● **THE TASK**:
Show only lines that include "this".

● **PROVIDED DATA**:
━━━
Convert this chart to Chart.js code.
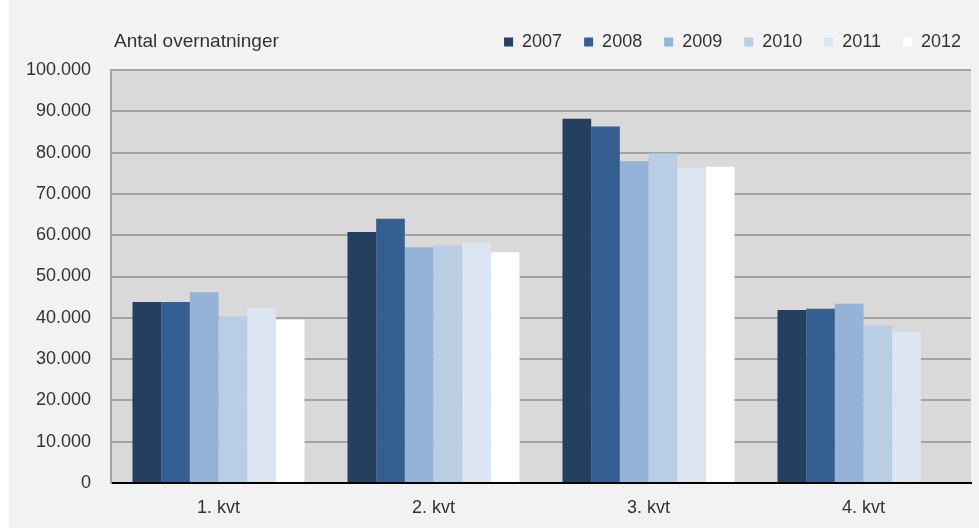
<!DOCTYPE html>
<html>
<head>
<meta charset="utf-8">
<script src="https://cdn.jsdelivr.net/npm/chart.js@4/dist/chart.umd.min.js"></script>
<style>
  html, body { margin: 0; padding: 0; background: #ffffff; }
  #wrap { position: absolute; left: 9px; top: 0px; width: 970px; height: 528px; background: #f2f2f2; }
  canvas { display: block; }
</style>
</head>
<body>
<div id="wrap"><canvas id="c" width="970" height="528"></canvas></div>
<script>
const categories = ['1. kvt', '2. kvt', '3. kvt', '4. kvt'];
const years = ['2007', '2008', '2009', '2010', '2011', '2012'];
const v2007 = [43800, 60800, 88200, 41900];
const v2008 = [43800, 64000, 86300, 42200];
const v2009 = [46200, 57100, 77900, 43400];
const v2010 = [40300, 57500, 79800, 38200];
const v2011 = [42500, 58100, 76300, 36600];
const v2012 = [39500, 55900, 76600, null];
const yTicks = [0, 10000, 20000, 30000, 40000, 50000, 60000, 70000, 80000, 90000, 100000];
const yTitle = 'Antal overnatninger';

const seriesValues = [v2007, v2008, v2009, v2010, v2011, v2012];
const colors = ['#243f60', '#355f91', '#95b3d7', '#b9cde5', '#dce6f2', '#ffffff'];
const FONT = '"Liberation Sans", Arial, sans-serif';
const TXT = '#333333';

function fmt(v) { return String(v).replace(/\B(?=(\d{3})+(?!\d))/g, '.'); }

const plotBg = {
  id: 'plotBg',
  beforeDraw(chart) {
    const a = chart.chartArea, ctx = chart.ctx;
    ctx.save();
    ctx.fillStyle = '#d9d9d9';
    ctx.fillRect(a.left, a.top, a.right - a.left, a.bottom - a.top);
    ctx.restore();
  }
};
const topTitle = {
  id: 'topTitle',
  afterDraw(chart) {
    const ctx = chart.ctx;
    ctx.save();
    ctx.font = '19px ' + FONT;
    ctx.fillStyle = TXT;
    ctx.textBaseline = 'middle';
    ctx.textAlign = 'left';
    ctx.fillText(yTitle, 105, 42);
    ctx.restore();
  }
};
const legendFix = {
  id: 'legendFix',
  beforeLayout(chart) {
    const lg = chart.legend;
    if (lg && !lg._patched) {
      const orig = lg.fit.bind(lg);
      lg.fit = function () { orig(); this.height = 59; };
      lg._patched = true;
    }
  },
  afterLayout(chart) {
    const lg = chart.legend;
    if (lg) { lg.left += 12; lg.right += 12; }
  }
};

new Chart(document.getElementById('c'), {
  type: 'bar',
  data: {
    labels: categories,
    datasets: years.map((y, i) => ({
      label: y,
      data: seriesValues[i],
      backgroundColor: colors[i],
      borderWidth: 0,
      categoryPercentage: 0.8,
      barPercentage: 1.0
    }))
  },
  options: {
    responsive: false,
    animation: false,
    layout: { padding: { top: 11, right: 8, left: 0, bottom: 0 } },
    plugins: {
      tooltip: { enabled: false },
      legend: {
        position: 'top',
        align: 'end',
        labels: {
          boxWidth: 9,
          boxHeight: 9,
          padding: 22,
          color: TXT,
          font: { family: FONT, size: 18 }
        }
      }
    },
    scales: {
      x: {
        grid: { display: false, drawTicks: false },
        border: { display: true, color: '#000000', width: 2 },
        ticks: { color: TXT, font: { family: FONT, size: 18 }, padding: 14 },
        afterFit(s) { s.height = 45; }
      },
      y: {
        min: 0,
        max: 100000,
        afterBuildTicks(s) { s.ticks = yTicks.map(v => ({ value: v })); },
        grid: { color: '#a3a3a3', lineWidth: 2, drawTicks: false },
        border: { display: true, color: '#a3a3a3', width: 2 },
        ticks: { color: TXT, font: { family: FONT, size: 18 }, padding: 20, callback: v => fmt(v) },
        afterFit(s) { s.width = 102; }
      }
    }
  },
  plugins: [plotBg, topTitle, legendFix]
});
</script>
</body>
</html>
━━━
● **RESULT OF THE EXERCISE**:
Convert this chart to Chart.js code.
      lg.fit = function () { orig(); this.height = 59; };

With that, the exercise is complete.